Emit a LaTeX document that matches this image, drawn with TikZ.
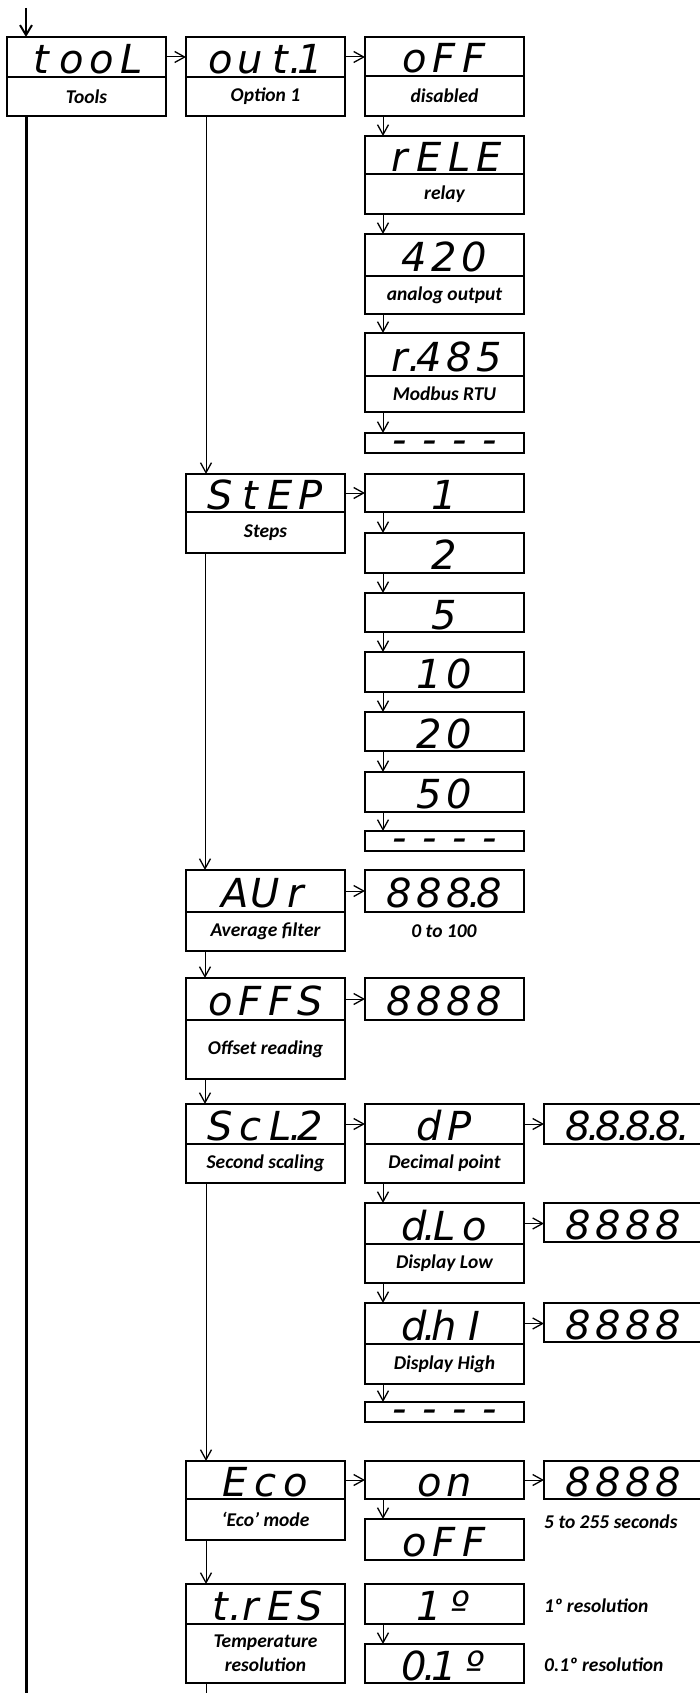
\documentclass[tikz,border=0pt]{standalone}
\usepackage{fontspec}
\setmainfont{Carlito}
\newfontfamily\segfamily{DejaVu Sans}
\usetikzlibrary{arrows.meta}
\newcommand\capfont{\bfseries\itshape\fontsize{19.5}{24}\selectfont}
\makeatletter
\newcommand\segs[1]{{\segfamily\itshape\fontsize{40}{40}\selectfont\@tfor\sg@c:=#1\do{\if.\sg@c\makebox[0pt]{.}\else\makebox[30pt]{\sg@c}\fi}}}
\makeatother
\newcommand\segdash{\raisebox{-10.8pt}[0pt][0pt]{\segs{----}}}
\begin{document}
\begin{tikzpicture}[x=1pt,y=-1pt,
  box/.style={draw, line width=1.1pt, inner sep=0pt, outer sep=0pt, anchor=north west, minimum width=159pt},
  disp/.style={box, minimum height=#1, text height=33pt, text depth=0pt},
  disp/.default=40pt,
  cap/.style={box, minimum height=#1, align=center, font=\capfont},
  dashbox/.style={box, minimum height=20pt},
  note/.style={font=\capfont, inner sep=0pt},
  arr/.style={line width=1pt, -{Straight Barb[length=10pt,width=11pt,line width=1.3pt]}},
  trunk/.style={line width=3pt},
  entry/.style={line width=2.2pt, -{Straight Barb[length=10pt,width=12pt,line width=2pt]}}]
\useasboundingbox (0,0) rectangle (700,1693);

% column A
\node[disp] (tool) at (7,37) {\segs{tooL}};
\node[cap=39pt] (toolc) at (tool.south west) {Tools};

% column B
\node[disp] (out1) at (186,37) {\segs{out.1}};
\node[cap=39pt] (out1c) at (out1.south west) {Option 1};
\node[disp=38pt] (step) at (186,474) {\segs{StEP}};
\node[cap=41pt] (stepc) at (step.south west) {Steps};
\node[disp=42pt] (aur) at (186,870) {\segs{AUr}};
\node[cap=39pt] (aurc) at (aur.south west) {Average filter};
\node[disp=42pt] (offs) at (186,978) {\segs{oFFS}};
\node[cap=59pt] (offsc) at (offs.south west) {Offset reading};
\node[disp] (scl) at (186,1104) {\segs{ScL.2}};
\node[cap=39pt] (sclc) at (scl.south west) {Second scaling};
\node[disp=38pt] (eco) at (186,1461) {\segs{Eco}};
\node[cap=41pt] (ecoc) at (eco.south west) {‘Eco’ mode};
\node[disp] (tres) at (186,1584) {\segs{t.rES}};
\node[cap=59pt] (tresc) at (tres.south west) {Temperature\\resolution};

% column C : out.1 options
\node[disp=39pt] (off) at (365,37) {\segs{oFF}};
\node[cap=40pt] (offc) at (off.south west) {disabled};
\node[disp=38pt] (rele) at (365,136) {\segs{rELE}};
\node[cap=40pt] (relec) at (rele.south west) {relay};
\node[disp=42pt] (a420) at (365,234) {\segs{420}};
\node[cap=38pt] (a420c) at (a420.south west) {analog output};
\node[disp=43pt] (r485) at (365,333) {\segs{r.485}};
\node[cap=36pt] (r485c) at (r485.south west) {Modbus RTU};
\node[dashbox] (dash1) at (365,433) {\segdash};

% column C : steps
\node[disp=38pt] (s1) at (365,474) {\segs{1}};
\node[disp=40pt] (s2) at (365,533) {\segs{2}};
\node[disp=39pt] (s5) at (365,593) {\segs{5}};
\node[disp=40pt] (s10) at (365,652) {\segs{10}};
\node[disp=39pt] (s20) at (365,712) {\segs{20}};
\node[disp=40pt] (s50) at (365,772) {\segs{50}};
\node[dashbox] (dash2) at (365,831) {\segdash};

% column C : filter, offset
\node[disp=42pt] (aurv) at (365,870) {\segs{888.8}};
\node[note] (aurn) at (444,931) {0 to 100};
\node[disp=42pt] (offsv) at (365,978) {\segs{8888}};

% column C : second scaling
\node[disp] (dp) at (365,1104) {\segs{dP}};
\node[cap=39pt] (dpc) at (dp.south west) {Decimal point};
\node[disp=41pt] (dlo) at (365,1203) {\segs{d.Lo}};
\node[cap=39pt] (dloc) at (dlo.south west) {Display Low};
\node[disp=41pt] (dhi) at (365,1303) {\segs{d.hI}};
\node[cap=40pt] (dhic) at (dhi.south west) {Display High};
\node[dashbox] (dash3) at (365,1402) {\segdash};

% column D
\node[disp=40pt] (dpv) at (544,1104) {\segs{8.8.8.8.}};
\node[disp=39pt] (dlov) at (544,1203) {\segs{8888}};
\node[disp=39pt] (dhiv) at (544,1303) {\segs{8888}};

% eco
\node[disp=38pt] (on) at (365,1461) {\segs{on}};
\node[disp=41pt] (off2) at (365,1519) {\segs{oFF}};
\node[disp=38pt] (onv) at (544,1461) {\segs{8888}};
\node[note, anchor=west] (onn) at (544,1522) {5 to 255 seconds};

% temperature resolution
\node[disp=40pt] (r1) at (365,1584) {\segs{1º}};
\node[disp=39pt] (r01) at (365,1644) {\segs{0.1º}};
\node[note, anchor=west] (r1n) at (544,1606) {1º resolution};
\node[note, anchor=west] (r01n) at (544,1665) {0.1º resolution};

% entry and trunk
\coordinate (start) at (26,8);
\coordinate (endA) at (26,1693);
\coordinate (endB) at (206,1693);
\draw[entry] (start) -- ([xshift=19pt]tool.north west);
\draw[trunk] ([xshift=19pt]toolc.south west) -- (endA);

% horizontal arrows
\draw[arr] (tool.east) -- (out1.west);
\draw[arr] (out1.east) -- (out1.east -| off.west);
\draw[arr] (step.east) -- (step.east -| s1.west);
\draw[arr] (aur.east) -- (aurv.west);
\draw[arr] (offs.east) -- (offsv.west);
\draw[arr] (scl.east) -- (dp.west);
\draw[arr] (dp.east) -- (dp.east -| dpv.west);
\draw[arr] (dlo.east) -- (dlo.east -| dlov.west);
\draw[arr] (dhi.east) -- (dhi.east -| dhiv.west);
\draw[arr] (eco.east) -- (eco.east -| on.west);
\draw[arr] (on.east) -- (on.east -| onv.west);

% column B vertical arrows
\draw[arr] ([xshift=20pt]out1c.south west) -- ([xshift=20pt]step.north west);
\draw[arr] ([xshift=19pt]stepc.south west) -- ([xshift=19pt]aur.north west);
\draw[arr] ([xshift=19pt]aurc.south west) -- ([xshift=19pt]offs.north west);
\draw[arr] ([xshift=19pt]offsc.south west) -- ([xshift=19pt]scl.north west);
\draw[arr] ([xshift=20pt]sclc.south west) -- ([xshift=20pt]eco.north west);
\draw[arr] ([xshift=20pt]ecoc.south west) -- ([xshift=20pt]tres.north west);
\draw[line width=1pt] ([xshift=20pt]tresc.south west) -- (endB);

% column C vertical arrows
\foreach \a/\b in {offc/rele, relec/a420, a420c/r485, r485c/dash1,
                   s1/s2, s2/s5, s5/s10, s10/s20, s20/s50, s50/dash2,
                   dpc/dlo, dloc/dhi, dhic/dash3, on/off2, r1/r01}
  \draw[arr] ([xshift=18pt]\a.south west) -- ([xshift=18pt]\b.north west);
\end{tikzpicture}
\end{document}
* * * * * * *
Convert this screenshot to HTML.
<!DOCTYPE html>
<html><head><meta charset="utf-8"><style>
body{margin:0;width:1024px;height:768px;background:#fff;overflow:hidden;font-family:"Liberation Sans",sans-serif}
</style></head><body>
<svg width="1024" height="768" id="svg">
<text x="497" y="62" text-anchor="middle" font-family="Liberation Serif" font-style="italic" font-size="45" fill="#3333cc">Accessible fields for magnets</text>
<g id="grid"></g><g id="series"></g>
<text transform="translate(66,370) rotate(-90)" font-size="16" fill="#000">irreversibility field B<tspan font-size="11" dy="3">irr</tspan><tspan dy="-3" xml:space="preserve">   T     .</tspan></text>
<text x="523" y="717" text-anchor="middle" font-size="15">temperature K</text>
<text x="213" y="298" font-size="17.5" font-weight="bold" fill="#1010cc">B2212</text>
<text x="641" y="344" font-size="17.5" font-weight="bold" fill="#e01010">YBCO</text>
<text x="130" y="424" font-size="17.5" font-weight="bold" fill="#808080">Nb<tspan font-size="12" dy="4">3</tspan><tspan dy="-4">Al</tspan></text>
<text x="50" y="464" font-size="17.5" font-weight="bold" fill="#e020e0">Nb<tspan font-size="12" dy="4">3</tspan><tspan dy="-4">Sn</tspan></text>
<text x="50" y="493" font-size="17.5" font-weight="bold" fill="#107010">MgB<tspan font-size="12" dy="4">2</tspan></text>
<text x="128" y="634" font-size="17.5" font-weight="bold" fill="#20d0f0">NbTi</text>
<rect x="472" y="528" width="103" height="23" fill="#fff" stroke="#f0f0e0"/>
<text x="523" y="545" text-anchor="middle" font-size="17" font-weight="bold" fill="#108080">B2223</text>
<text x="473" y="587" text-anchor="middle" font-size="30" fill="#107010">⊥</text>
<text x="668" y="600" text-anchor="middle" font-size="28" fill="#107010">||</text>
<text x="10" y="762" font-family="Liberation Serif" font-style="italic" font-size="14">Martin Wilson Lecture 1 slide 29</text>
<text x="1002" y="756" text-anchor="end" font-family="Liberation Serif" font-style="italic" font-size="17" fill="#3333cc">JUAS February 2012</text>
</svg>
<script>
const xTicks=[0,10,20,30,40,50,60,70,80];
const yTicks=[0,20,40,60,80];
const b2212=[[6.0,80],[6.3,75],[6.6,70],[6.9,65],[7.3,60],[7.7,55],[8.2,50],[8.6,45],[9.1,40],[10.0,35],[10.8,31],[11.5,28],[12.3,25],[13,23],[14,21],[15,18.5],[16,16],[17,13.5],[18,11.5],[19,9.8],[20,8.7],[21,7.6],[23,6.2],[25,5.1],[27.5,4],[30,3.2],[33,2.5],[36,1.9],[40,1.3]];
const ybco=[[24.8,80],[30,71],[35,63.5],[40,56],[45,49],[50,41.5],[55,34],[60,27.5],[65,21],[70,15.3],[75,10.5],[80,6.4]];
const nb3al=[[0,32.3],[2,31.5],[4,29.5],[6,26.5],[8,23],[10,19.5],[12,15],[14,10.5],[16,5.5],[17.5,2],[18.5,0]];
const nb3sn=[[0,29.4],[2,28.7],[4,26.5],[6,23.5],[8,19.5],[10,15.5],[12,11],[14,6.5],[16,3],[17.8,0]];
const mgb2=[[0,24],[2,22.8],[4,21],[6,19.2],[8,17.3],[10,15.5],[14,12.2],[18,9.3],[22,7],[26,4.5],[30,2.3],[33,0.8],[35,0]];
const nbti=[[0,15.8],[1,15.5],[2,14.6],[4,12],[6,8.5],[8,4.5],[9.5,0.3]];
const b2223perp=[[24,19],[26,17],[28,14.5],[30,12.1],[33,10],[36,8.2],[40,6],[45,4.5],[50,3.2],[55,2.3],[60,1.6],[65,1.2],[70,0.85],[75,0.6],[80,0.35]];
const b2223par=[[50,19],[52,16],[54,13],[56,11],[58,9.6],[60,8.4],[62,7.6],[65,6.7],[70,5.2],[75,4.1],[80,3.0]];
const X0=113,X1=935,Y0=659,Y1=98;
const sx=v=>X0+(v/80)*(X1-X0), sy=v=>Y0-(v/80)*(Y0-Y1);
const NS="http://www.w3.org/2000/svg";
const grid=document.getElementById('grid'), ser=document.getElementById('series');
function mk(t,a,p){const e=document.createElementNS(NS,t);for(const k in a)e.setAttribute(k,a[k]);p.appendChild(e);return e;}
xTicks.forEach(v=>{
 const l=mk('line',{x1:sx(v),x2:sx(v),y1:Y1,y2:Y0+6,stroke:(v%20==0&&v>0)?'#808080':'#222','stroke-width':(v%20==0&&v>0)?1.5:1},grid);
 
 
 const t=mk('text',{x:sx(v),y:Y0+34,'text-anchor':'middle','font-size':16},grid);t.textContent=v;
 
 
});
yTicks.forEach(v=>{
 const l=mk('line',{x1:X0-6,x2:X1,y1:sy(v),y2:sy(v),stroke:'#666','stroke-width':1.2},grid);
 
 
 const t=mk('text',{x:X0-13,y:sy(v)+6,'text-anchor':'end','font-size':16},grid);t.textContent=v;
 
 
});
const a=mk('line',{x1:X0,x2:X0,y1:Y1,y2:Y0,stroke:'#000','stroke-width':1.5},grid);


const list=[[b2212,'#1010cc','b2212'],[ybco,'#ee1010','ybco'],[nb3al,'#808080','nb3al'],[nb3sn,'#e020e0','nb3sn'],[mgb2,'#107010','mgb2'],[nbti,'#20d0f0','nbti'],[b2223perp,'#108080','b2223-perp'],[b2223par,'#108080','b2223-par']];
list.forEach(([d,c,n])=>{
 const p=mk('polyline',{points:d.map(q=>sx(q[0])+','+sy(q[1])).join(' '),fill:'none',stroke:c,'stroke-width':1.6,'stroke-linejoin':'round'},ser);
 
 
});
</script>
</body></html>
* * * * * * *
• What to produce
Extract, without any images, the part of the material above that opens with the line containing "Emit a LaTeX" and closes with the line containing "(toolc) at (tool.south", both lines included.

• Result for this task
Emit a LaTeX document that matches this image, drawn with TikZ.
\documentclass[tikz,border=0pt]{standalone}
\usepackage{fontspec}
\setmainfont{Carlito}
\newfontfamily\segfamily{DejaVu Sans}
\usetikzlibrary{arrows.meta}
\newcommand\capfont{\bfseries\itshape\fontsize{19.5}{24}\selectfont}
\makeatletter
\newcommand\segs[1]{{\segfamily\itshape\fontsize{40}{40}\selectfont\@tfor\sg@c:=#1\do{\if.\sg@c\makebox[0pt]{.}\else\makebox[30pt]{\sg@c}\fi}}}
\makeatother
\newcommand\segdash{\raisebox{-10.8pt}[0pt][0pt]{\segs{----}}}
\begin{document}
\begin{tikzpicture}[x=1pt,y=-1pt,
  box/.style={draw, line width=1.1pt, inner sep=0pt, outer sep=0pt, anchor=north west, minimum width=159pt},
  disp/.style={box, minimum height=#1, text height=33pt, text depth=0pt},
  disp/.default=40pt,
  cap/.style={box, minimum height=#1, align=center, font=\capfont},
  dashbox/.style={box, minimum height=20pt},
  note/.style={font=\capfont, inner sep=0pt},
  arr/.style={line width=1pt, -{Straight Barb[length=10pt,width=11pt,line width=1.3pt]}},
  trunk/.style={line width=3pt},
  entry/.style={line width=2.2pt, -{Straight Barb[length=10pt,width=12pt,line width=2pt]}}]
\useasboundingbox (0,0) rectangle (700,1693);

% column A
\node[disp] (tool) at (7,37) {\segs{tooL}};
\node[cap=39pt] (toolc) at (tool.south west) {Tools};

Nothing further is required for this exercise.